寝たきり防ぎ最適医療を 脳卒中対策基本法案


寝たきり防ぎ最適医療を 脳卒中対策基本法案

【解説】高齢化社会の日本で寝たきりになる最大要因である脳卒中の対策に法律の裏付けが求められる背景には、最適な医療が存在するにもかかわらず十分に普及していない現状がある。

 脳卒中は急に発症することが多く、適切な治療ができる病院へ迅速に搬送するため、身近な人への啓発が欠かせない。詰まった血管を通す手術や投薬など、対応次第で後遺症を軽減できる「治せる病気」へと変わりつつある。

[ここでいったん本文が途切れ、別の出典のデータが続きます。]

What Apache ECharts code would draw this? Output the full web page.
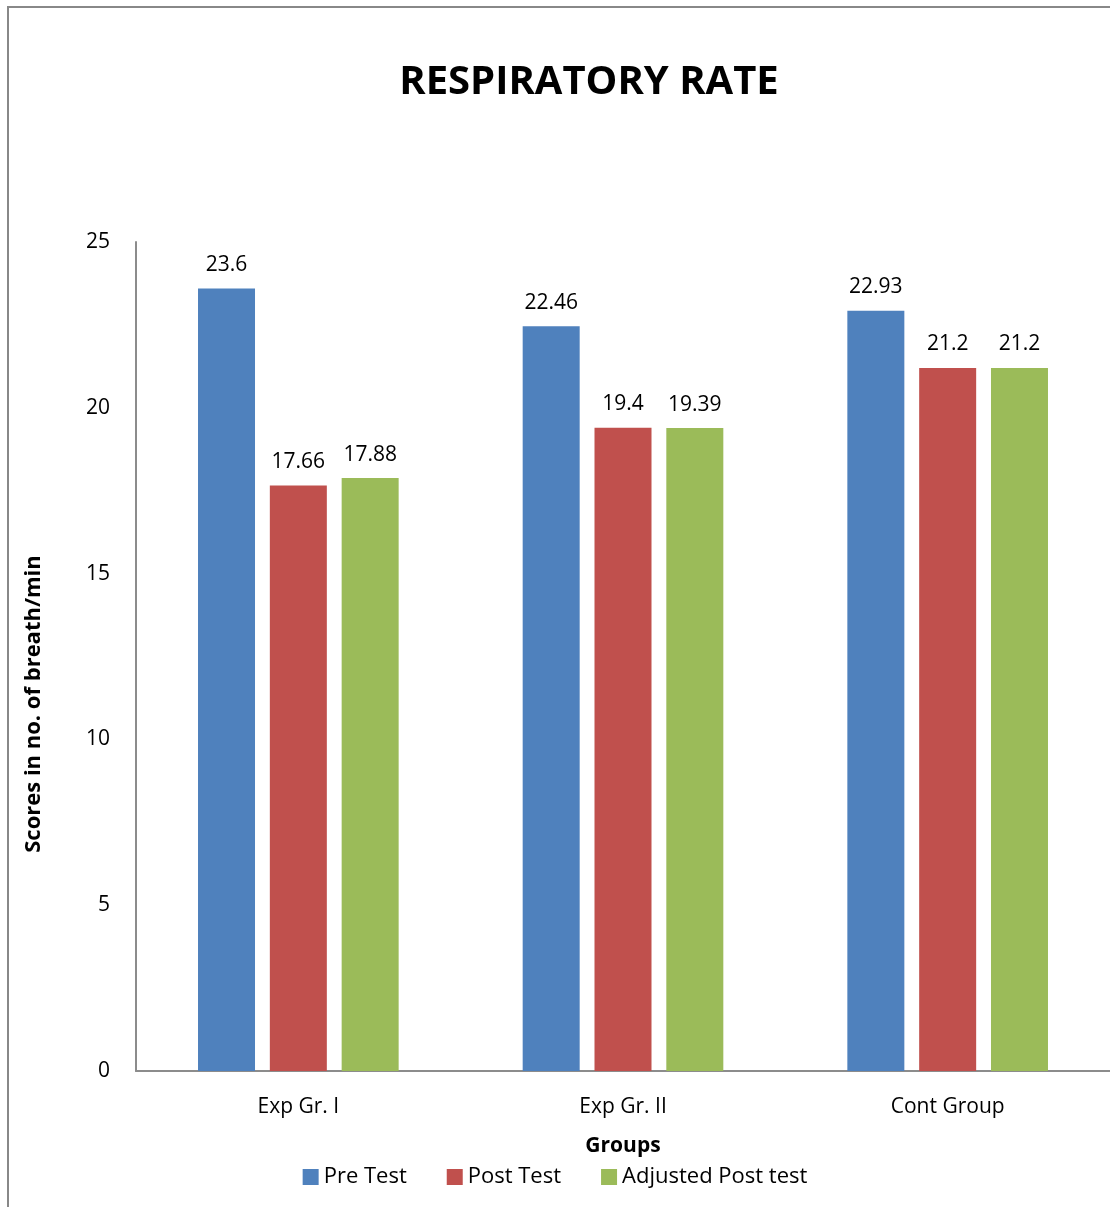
<!DOCTYPE html>
<html>
<head>
<meta charset="utf-8">
<script src="https://cdn.jsdelivr.net/npm/echarts@6/dist/echarts.min.js"></script>
<style>
  html, body { margin: 0; padding: 0; background: #fff; }
  #chart { width: 1110px; height: 1207px; }
</style>
</head>
<body>
<div id="chart"></div>
<script>
// data
var groups = ['Exp Gr. I', 'Exp Gr. II', 'Cont Group'];
var preTest = [23.6, 22.46, 22.93];
var postTest = [17.66, 19.4, 21.2];
var adjustedPost = [17.88, 19.39, 21.2];
var yTicks = [0, 5, 10, 15, 20, 25];

var chart = echarts.init(document.getElementById('chart'));
var font = '"Open Sans", sans-serif';

function barSeries(name, data, color) {
  return {
    name: name,
    type: 'bar',
    data: data,
    barWidth: 57,
    barGap: '26%',
    itemStyle: { color: color },
    label: {
      show: true,
      position: 'top',
      distance: 13,
      color: '#000',
      fontSize: 21,
      fontFamily: font
    }
  };
}

var option = {
  backgroundColor: '#fff',
  animation: false,
  title: {
    text: 'RESPIRATORY RATE',
    left: 584,
    top: 58,
    textAlign: 'center',
    textStyle: { fontSize: 40, fontWeight: 'bold', color: '#000', fontFamily: font }
  },
  legend: {
    bottom: 14,
    left: 'center',
    itemWidth: 16,
    itemHeight: 16,
    itemGap: 40,
    icon: 'rect',
    textStyle: { fontSize: 22, color: '#000', fontFamily: font }
  },
  grid: { left: 136, width: 980, top: 242, bottom: 136 },
  xAxis: {
    type: 'category',
    data: groups,
    name: 'Groups',
    nameLocation: 'middle',
    nameGap: 65,
    nameTextStyle: { fontSize: 21, fontWeight: 'bold', color: '#000', fontFamily: font },
    axisLine: { lineStyle: { color: '#8c8c8c', width: 2 } },
    axisTick: { show: false },
    axisLabel: { fontSize: 21, color: '#000', margin: 26, fontFamily: font }
  },
  yAxis: {
    type: 'value',
    min: yTicks[0],
    max: yTicks[yTicks.length - 1],
    interval: 5,
    splitLine: { show: false },
    axisLine: { show: true, lineStyle: { color: '#8c8c8c', width: 2 } },
    axisTick: { show: false },
    axisLabel: { fontSize: 21, color: '#000', margin: 26, fontFamily: font }
  },
  graphic: [
    {
      type: 'rect',
      shape: { x: 8, y: 7, width: 1120, height: 1220 },
      style: { fill: 'none', stroke: '#888', lineWidth: 2 },
      silent: true
    },
    {
      type: 'text',
      x: 34,
      y: 704,
      rotation: Math.PI / 2,
      style: {
        text: 'Scores in no. of breath/min',
        fontSize: 22,
        fontWeight: 'bold',
        fontFamily: font,
        fill: '#000',
        align: 'center',
        verticalAlign: 'middle'
      }
    }
  ],
  series: [
    barSeries('Pre Test', preTest, '#4f81bd'),
    barSeries('Post Test', postTest, '#c0504d'),
    barSeries('Adjusted Post test', adjustedPost, '#9bbb59')
  ]
};

chart.setOption(option);
</script>
</body>
</html>
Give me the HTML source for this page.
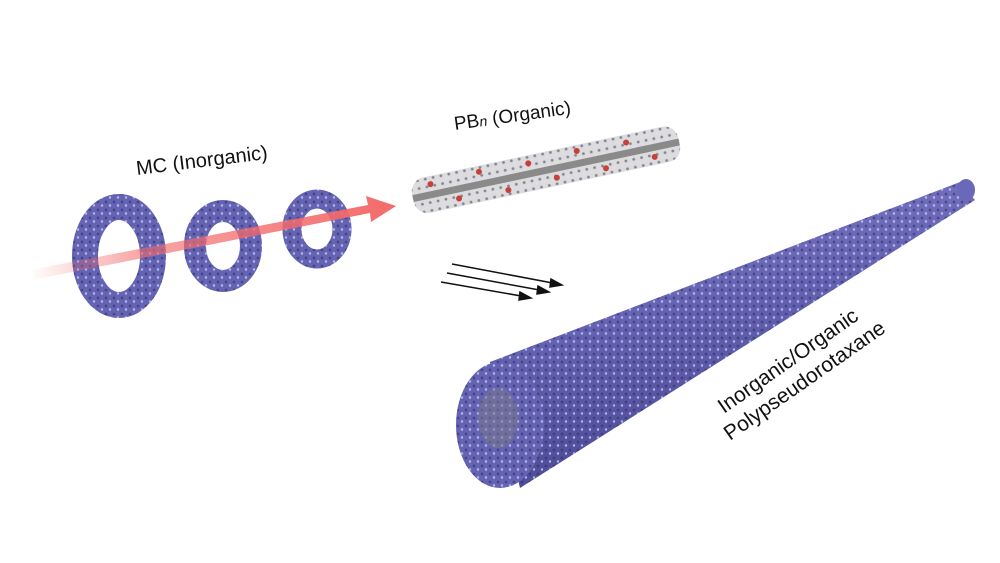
<!DOCTYPE html>
<html><head><meta charset="utf-8"><style>
html,body{margin:0;padding:0;background:#fff;}
svg{display:block;}
text{font-family:"Liberation Sans",sans-serif;fill:#111;}
</style></head><body>
<svg width="1000" height="563" viewBox="0 0 1000 563" xmlns="http://www.w3.org/2000/svg">
<defs>
<linearGradient id="arr" x1="30" y1="275" x2="395" y2="205" gradientUnits="userSpaceOnUse">
<stop offset="0" stop-color="#f26a6a" stop-opacity="0"/>
<stop offset="0.3" stop-color="#f26a6a" stop-opacity="0.6"/>
<stop offset="1" stop-color="#f46a6a" stop-opacity="1"/>
</linearGradient>
<linearGradient id="tube" x1="0" y1="0" x2="0.35" y2="1">
<stop offset="0" stop-color="#8482cc"/>
<stop offset="0.5" stop-color="#6462b2"/>
<stop offset="1" stop-color="#4a4894"/>
</linearGradient>
<pattern id="dots" width="8" height="8" patternUnits="userSpaceOnUse">
<circle cx="2" cy="2" r="1.4" fill="#2a2a55" opacity="0.5"/>
<circle cx="6" cy="5.5" r="1.2" fill="#e0e0f6" opacity="0.7"/>
</pattern>
</defs>

<g fill="none" stroke="#6563b4">
<ellipse cx="119" cy="256" rx="34" ry="49" stroke-width="26"/>
<ellipse cx="223" cy="246" rx="28" ry="35" stroke-width="22"/>
<ellipse cx="317" cy="229" rx="25" ry="30" stroke-width="19"/>
</g>
<g fill="none" stroke="url(#dots)">
<ellipse cx="119" cy="256" rx="34" ry="49" stroke-width="26"/>
<ellipse cx="223" cy="246" rx="28" ry="35" stroke-width="22"/>
<ellipse cx="317" cy="229" rx="25" ry="30" stroke-width="19"/>
</g>

<polygon points="30,270 368,205 366,196 396,206 371,222 370,213 32,280" fill="url(#arr)"/>

<g transform="rotate(-12 545 170)">
<rect x="410" y="152" width="272" height="36" rx="14" fill="#dcdcdc"/>
<rect x="410" y="152" width="272" height="36" rx="14" fill="url(#dots)"/>
<rect x="410" y="167" width="272" height="7" fill="#8a8a8a"/>
<g fill="#c8403a">
<circle cx="430" cy="160" r="3"/><circle cx="455" cy="180" r="3"/><circle cx="480" cy="158" r="3"/>
<circle cx="505" cy="182" r="3"/><circle cx="530" cy="160" r="3"/><circle cx="555" cy="180" r="3"/>
<circle cx="580" cy="158" r="3"/><circle cx="605" cy="181" r="3"/><circle cx="630" cy="160" r="3"/>
<circle cx="655" cy="180" r="3"/>
</g>
</g>

<g stroke="#111" stroke-width="1.5" fill="#111">
<line x1="452" y1="264" x2="558" y2="284"/>
<polygon points="562,285 551,279 550,287"/>
<line x1="447" y1="273" x2="545" y2="291"/>
<polygon points="549,292 538,286 537,294"/>
<line x1="441" y1="282" x2="527" y2="297"/>
<polygon points="531,298 520,292 519,300"/>
</g>

<polygon points="490,362 960,182 975,200 520,488" fill="url(#tube)"/>
<polygon points="490,362 960,182 975,200 520,488" fill="url(#dots)"/>
<ellipse cx="966" cy="190" rx="9" ry="11" fill="#6a68b8"/>
<ellipse cx="500" cy="425" rx="44" ry="63" fill="#6563b4"/>
<ellipse cx="500" cy="425" rx="44" ry="63" fill="url(#dots)"/>
<ellipse cx="498" cy="418" rx="20" ry="30" fill="#7a7a88" opacity="0.5"/>

<text x="137" y="175" font-size="20" transform="rotate(-7 137 175)">MC (Inorganic)</text>
<text x="455" y="130" font-size="19" transform="rotate(-8 455 130)">PB<tspan font-style="italic" font-size="14">n</tspan> (Organic)</text>
<text x="724" y="414" font-size="21" transform="rotate(-35 724 414)">Inorganic/Organic</text>
<text x="730" y="441" font-size="21" transform="rotate(-35 730 441)">Polypseudorotaxane</text>
</svg>
</body></html>
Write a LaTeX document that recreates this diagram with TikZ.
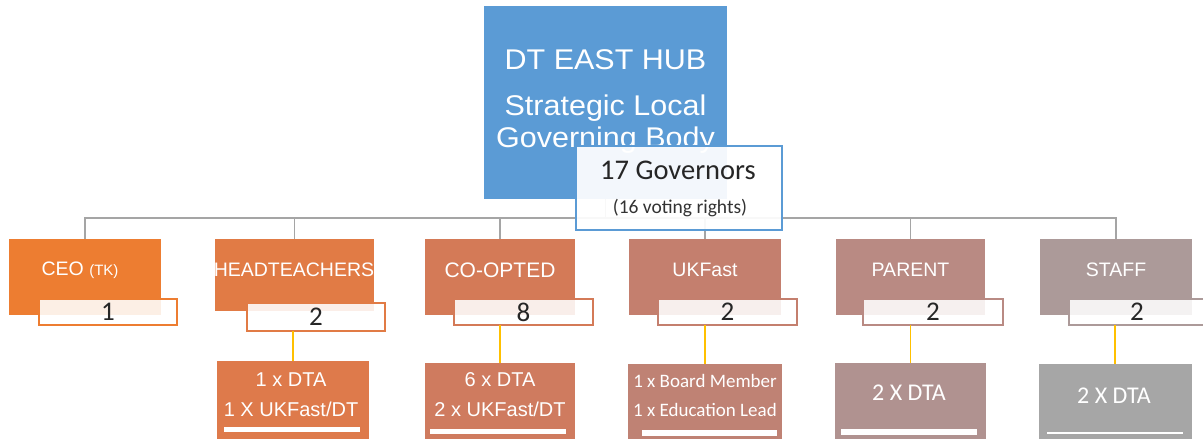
\documentclass[tikz,border=0pt]{standalone}
\usepackage{fontspec}
\setmainfont{Liberation Sans}
\newfontfamily\widesans[FakeStretch=1.07]{Liberation Sans}
\newfontfamily\calibri{Carlito}
\definecolor{hubC}{HTML}{5B9BD5}
\definecolor{ceoC}{HTML}{ED7D31}
\definecolor{headC}{HTML}{E17B45}
\definecolor{coopC}{HTML}{D47A57}
\definecolor{ukfC}{HTML}{C47F6E}
\definecolor{parC}{HTML}{B98A83}
\definecolor{stafC}{HTML}{AC9A99}
\definecolor{dtaA}{HTML}{DE7A4B}
\definecolor{dtaB}{HTML}{CF7B5F}
\definecolor{dtaC}{HTML}{BF8274}
\definecolor{dtaD}{HTML}{B09290}
\definecolor{dtaE}{HTML}{A6A6A6}
\definecolor{busC}{HTML}{A5A5A5}
\definecolor{linkC}{HTML}{FFC000}
\begin{document}
\begin{tikzpicture}[x=1pt,y=-1pt,
  every node/.style={inner sep=0pt,outer sep=0pt},
  bus/.style={draw=busC,line width=1.5pt},
  link/.style={draw=linkC,line width=1.8pt},
  rolebox/.style={rectangle,minimum width=#1,minimum height=76},
  rolelabel/.style={text=white,font=\fontsize{19.5}{23}\selectfont},
  countbox/.style={rectangle,draw=#1,line width=1.3pt,fill=white,fill opacity=0.88,text opacity=1,
    minimum height=26,font=\calibri\fontsize{27}{30}\selectfont,text=black!85},
  seatbox/.style={rectangle,minimum width=#1,minimum height=84},
  seatlabel/.style={text=white,align=center},
  bar/.style={fill=white}
]
\clip (0,0) rectangle (1203,439);

% junction of the tree
\coordinate (bus) at (605.5,218);

% top box
\node[rectangle,fill=hubC,minimum width=243,minimum height=193] (hub) at (605.5,102.5) {};

% role boxes
\node[rolebox=152,fill=ceoC] (ceo) at (85,277) {};
\node[rolebox=159,fill=headC,minimum height=72] (head) at (294.5,275) {};
\node[rolebox=150,fill=coopC] (coop) at (500,277) {};
\node[rolebox=152,fill=ukfC] (ukf) at (705,277) {};
\node[rolebox=149,fill=parC] (par) at (910.5,277) {};
\node[rolebox=152,fill=stafC] (staf) at (1116,277) {};

% tree connectors
\draw[bus] (hub.south) -- (bus);
\foreach \n in {ceo,head,coop,ukf,par,staf}
  \draw[bus] (\n.north) |- (bus);

\node[text=white,align=center,font=\widesans\fontsize{28.5}{32}\selectfont] (hubtext) at (605.5,102)
  {DT EAST HUB\\[14pt]Strategic Local\\Governing Body};

% governors box over the top box
\node[rectangle,draw=hubC,line width=1.3pt,fill=white,fill opacity=0.93,
  minimum width=206,minimum height=84] (gov) at (679,188) {};
\node[font=\calibri\fontsize{28.5}{32}\selectfont,text=black!85] (govtext) at (678,170) {17 Governors};
\node[font=\calibri\fontsize{19.5}{22}\selectfont,text=black!80] (votetext) at (680,208) {(16 voting rights)};

% role labels
\node[rolelabel] (ceot) at (80,270) {CEO \fontsize{15}{18}\selectfont(TK)};
\node[rolelabel] (headt) at (294,270) {HEADTEACHERS};
\node[rolelabel,font=\fontsize{21}{24}\selectfont] (coopt) at (500,270) {CO-OPTED};
\node[rolelabel] (ukft) at (705,270) {UKFast};
\node[rolelabel] (part) at (910.5,270) {PARENT};
\node[rolelabel] (staft) at (1116,270) {STAFF};

% member counts
\node[countbox=ceoC,minimum width=138] (ceon) at (108,312) {1};
\node[countbox=headC,minimum width=138,minimum height=28] (headn) at (316,317) {2};
\node[countbox=coopC,minimum width=139] (coopn) at (523.5,312) {8};
\node[countbox=ukfC,minimum width=139] (ukfn) at (727.5,312) {2};
\node[countbox=parC,minimum width=140] (parn) at (933,312) {2};
\node[countbox=stafC,minimum width=136] (stafn) at (1137,312) {2};

% seat breakdown boxes
\node[seatbox=152,fill=dtaA] (heads) at (293,403) {};
\node[seatbox=150,fill=dtaB] (coops) at (500,405) {};
\node[seatbox=154,fill=dtaC] (ukfs) at (705,406) {};
\node[seatbox=151,fill=dtaD] (pars) at (910.5,405) {};
\node[seatbox=153,fill=dtaE] (stafs) at (1115,406) {};

% links from counts to breakdowns
\draw[link] (heads.north) -- (heads.north |- headn.south);
\draw[link] (coops.north) -- (coops.north |- coopn.south);
\draw[link] (ukfs.north) -- (ukfs.north |- ukfn.south);
\draw[link] (pars.north) -- (pars.north |- parn.south);
\draw[link] (stafs.north) -- (stafs.north |- stafn.south);

% breakdown texts
\node[seatlabel,font=\fontsize{20}{30}\selectfont] (headst) at (291,395) {1 x DTA\\1 X UKFast/DT};
\node[seatlabel,font=\fontsize{20}{30}\selectfont] (coopst) at (500,395) {6 x DTA\\2 x UKFast/DT};
\node[seatlabel,font=\calibri\fontsize{19}{29}\selectfont] (ukfst) at (705,395) {1 x Board Member\\1 x Education Lead};
\node[seatlabel,font=\calibri\fontsize{24}{28}\selectfont] (parst) at (909,393) {2 X DTA};
\node[seatlabel,font=\calibri\fontsize{24}{28}\selectfont] (stafst) at (1114,396) {2 X DTA};

% white strips along the lower edge
\fill[bar] (224,427) rectangle (360,432);
\fill[bar] (430,429) rectangle (566,434);
\fill[bar] (642,430) rectangle (777,436);
\fill[bar] (841,429) rectangle (977,435);
\draw[white,line width=2pt] (1047,433) -- (1183,433);
\end{tikzpicture}
\end{document}
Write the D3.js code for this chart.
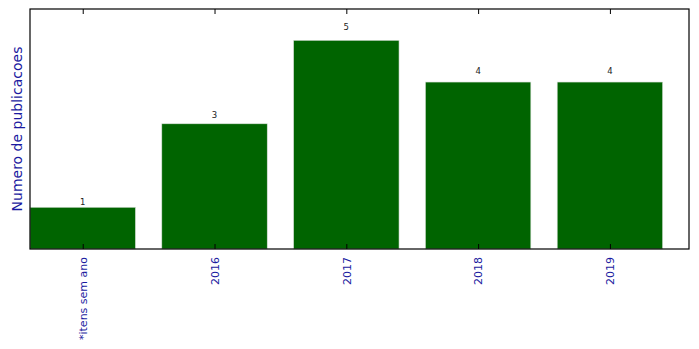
<!DOCTYPE html>
<html>
<head>
<meta charset="utf-8">
<script src="https://cdn.jsdelivr.net/npm/d3@7"></script>
<style>
  body { margin: 0; background: #fff; }
  text { font-family: "DejaVu Sans", sans-serif; }
</style>
</head>
<body>
<div id="vis"></div>
<script>
// data
var categories = ["*itens sem ano", "2016", "2017", "2018", "2019"];
var counts = [1, 3, 5, 4, 4];
var yLabel = "Numero de publicacoes";

var w = 699;
var h = 349;
var plotLeft = 30, plotTop = 9, plotRight = 689, plotBottom = 249;

var svg = d3.select("#vis").append("svg").attr("width", w).attr("height", h);

// x like matplotlib: index positions, bar width 0.8, xlim -0.4..4.6
var x = d3.scaleLinear().domain([-0.4, categories.length - 0.4]).range([plotLeft, plotRight]);
var y = d3.scaleLinear().domain([0, 5.75]).range([plotBottom, plotTop]);

svg.selectAll("rect.bar")
  .data(counts)
  .enter()
  .append("rect")
  .attr("class", "bar")
  .attr("x", function (d, i) { return x(i - 0.4); })
  .attr("width", function (d, i) { return x(i + 0.4) - x(i - 0.4); })
  .attr("y", function (d) { return y(d); })
  .attr("height", function (d) { return y(0) - y(d); })
  .attr("fill", "#006400")
  .attr("stroke", "#d8e0d8")
  .attr("stroke-width", 0.6);

// value labels
svg.selectAll("text.val")
  .data(counts)
  .enter()
  .append("text")
  .attr("class", "val")
  .attr("x", function (d, i) { return x(i); })
  .attr("y", function (d) { return y(d * 1.05); })
  .attr("text-anchor", "middle")
  .attr("font-size", "8.5px")
  .attr("fill", "#222")
  .text(function (d) { return d; });

// bottom axis, ticks inside
var xAxis = d3.axisBottom(x)
  .tickValues(d3.range(categories.length))
  .tickFormat(function (d) { return categories[d]; })
  .tickSizeInner(-5)
  .tickSizeOuter(0);

var gx = svg.append("g").attr("transform", "translate(0," + plotBottom + ")").call(xAxis);
gx.select(".domain").remove();
gx.selectAll("line").attr("stroke", "#000");
gx.selectAll("text")
  .attr("font-size", "11px")
  .attr("fill", "#1a1aa0")
  .attr("transform", "rotate(-90)")
  .attr("text-anchor", "end")
  .attr("x", -8)
  .attr("y", 0)
  .attr("dy", "0.35em");

// top ticks, no labels
var xTop = d3.axisTop(x)
  .tickValues(d3.range(categories.length))
  .tickFormat(function () { return ""; })
  .tickSizeInner(-5)
  .tickSizeOuter(0);
var gt = svg.append("g").attr("transform", "translate(0," + plotTop + ")").call(xTop);
gt.select(".domain").remove();
gt.selectAll("text").remove();
gt.selectAll("line").attr("stroke", "#000");

// frame
svg.append("rect")
  .attr("x", plotLeft)
  .attr("y", plotTop)
  .attr("width", plotRight - plotLeft)
  .attr("height", plotBottom - plotTop)
  .attr("fill", "none")
  .attr("stroke", "#000")
  .attr("stroke-width", 1.2);

// y label
svg.append("text")
  .attr("transform", "translate(17," + (plotTop + plotBottom) / 2 + ") rotate(-90)")
  .attr("text-anchor", "middle")
  .attr("dy", "0.35em")
  .attr("font-size", "14px")
  .attr("fill", "#1a1aa0")
  .text(yLabel);
</script>
</body>
</html>
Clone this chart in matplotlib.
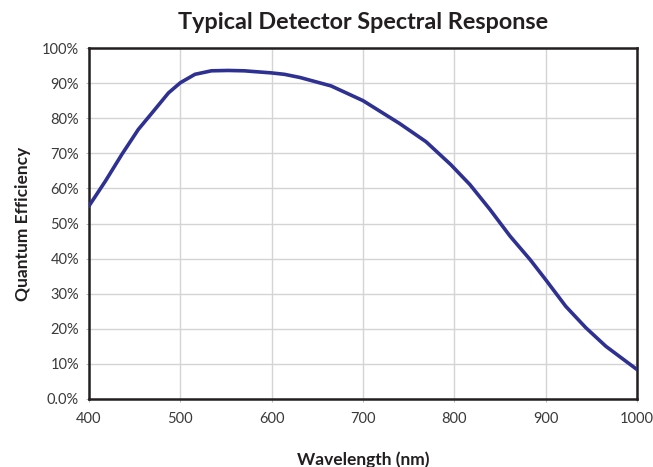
import matplotlib.pyplot as plt
import numpy as np

# Kurva respon spektral detektor
wavelength = [400, 418, 436, 454, 469, 487, 500, 516, 534, 552, 570, 600, 614, 631,
              665, 700, 740, 769, 796, 817, 839, 861, 883, 900, 922, 944, 966, 984, 1000]
qe = [55.0, 62.1, 69.7, 76.8, 81.5, 87.2, 90.1, 92.5, 93.5, 93.6, 93.5, 92.9, 92.5, 91.6,
      89.2, 85.0, 78.5, 73.3, 66.8, 61.1, 54.0, 46.4, 39.7, 34.0, 26.4, 20.3, 15.0, 11.5, 8.4]

x_ticks = [400, 500, 600, 700, 800, 900, 1000]
y_ticks = [0, 10, 20, 30, 40, 50, 60, 70, 80, 90, 100]
y_labels = ['0.0%'] + [f'{v}%' for v in y_ticks[1:]]

plt.rcParams['font.family'] = ['Lato', 'DejaVu Sans']

W, H = 653, 467
fig = plt.figure(figsize=(W / 100, H / 100), dpi=100)
ax = fig.add_axes([89 / W, 1 - 399 / H, (637 - 89) / W, (399 - 48) / H])

ax.plot(wavelength, qe, color='#2e3192', lw=2.6, solid_joinstyle='round', zorder=3)

ax.set_xlim(400, 1000)
ax.set_ylim(0, 100)
ax.set_xticks(x_ticks)
ax.set_yticks(y_ticks)
ax.set_yticklabels(y_labels)
ax.grid(True, color='#d4d4d4', lw=1)
ax.tick_params(axis='both', length=2.2, width=0.8, color='#bbbbbb',
               labelsize=10.5, labelcolor='#3a3a3a')
ax.tick_params(axis='x', pad=7.5)
ax.tick_params(axis='y', pad=5)
for s in ax.spines.values():
    s.set_linewidth(1.8)
    s.set_color('#231f20')

ax.set_title('Typical Detector Spectral Response', fontsize=16.8, fontweight='bold',
             color='#231f20', pad=14)
fig.text(363 / W, 1 - 465.5 / H, 'Wavelength (nm)', fontsize=12.5, fontweight='bold',
         color='#231f20', ha='center', va='baseline')
fig.text(23.5 / W, 1 - 223.5 / H, 'Quantum Efficiency', fontsize=12.5, fontweight='bold',
         color='#231f20', ha='center', va='center', rotation=90)

fig.savefig('out.png', dpi=100)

 九州大などは、高度な外科治療や「tPA」という血栓を溶かす薬剤を投与する専門施設では、それ以外の施設に比べて、患者の死亡率が26%低いとする調査結果をまとめた。日本脳卒中学会の小川彰(おがわ・あきら)理事長は「救急医療の整備や医療機関の連携強化は喫緊の課題」としている。

 だが一般の理解不足や設備の偏在、不十分な救急医療態勢などから、最適な医療を必要なときにどこでも受けられるわけではなく、是正が求められてきた。

 今回の法案の見本となったのは同じく議員立法として成立、2007年に施行されたがん対策基本法だ。法制化をきっかけに、具体的な対策がどこまで取れるかが問われている。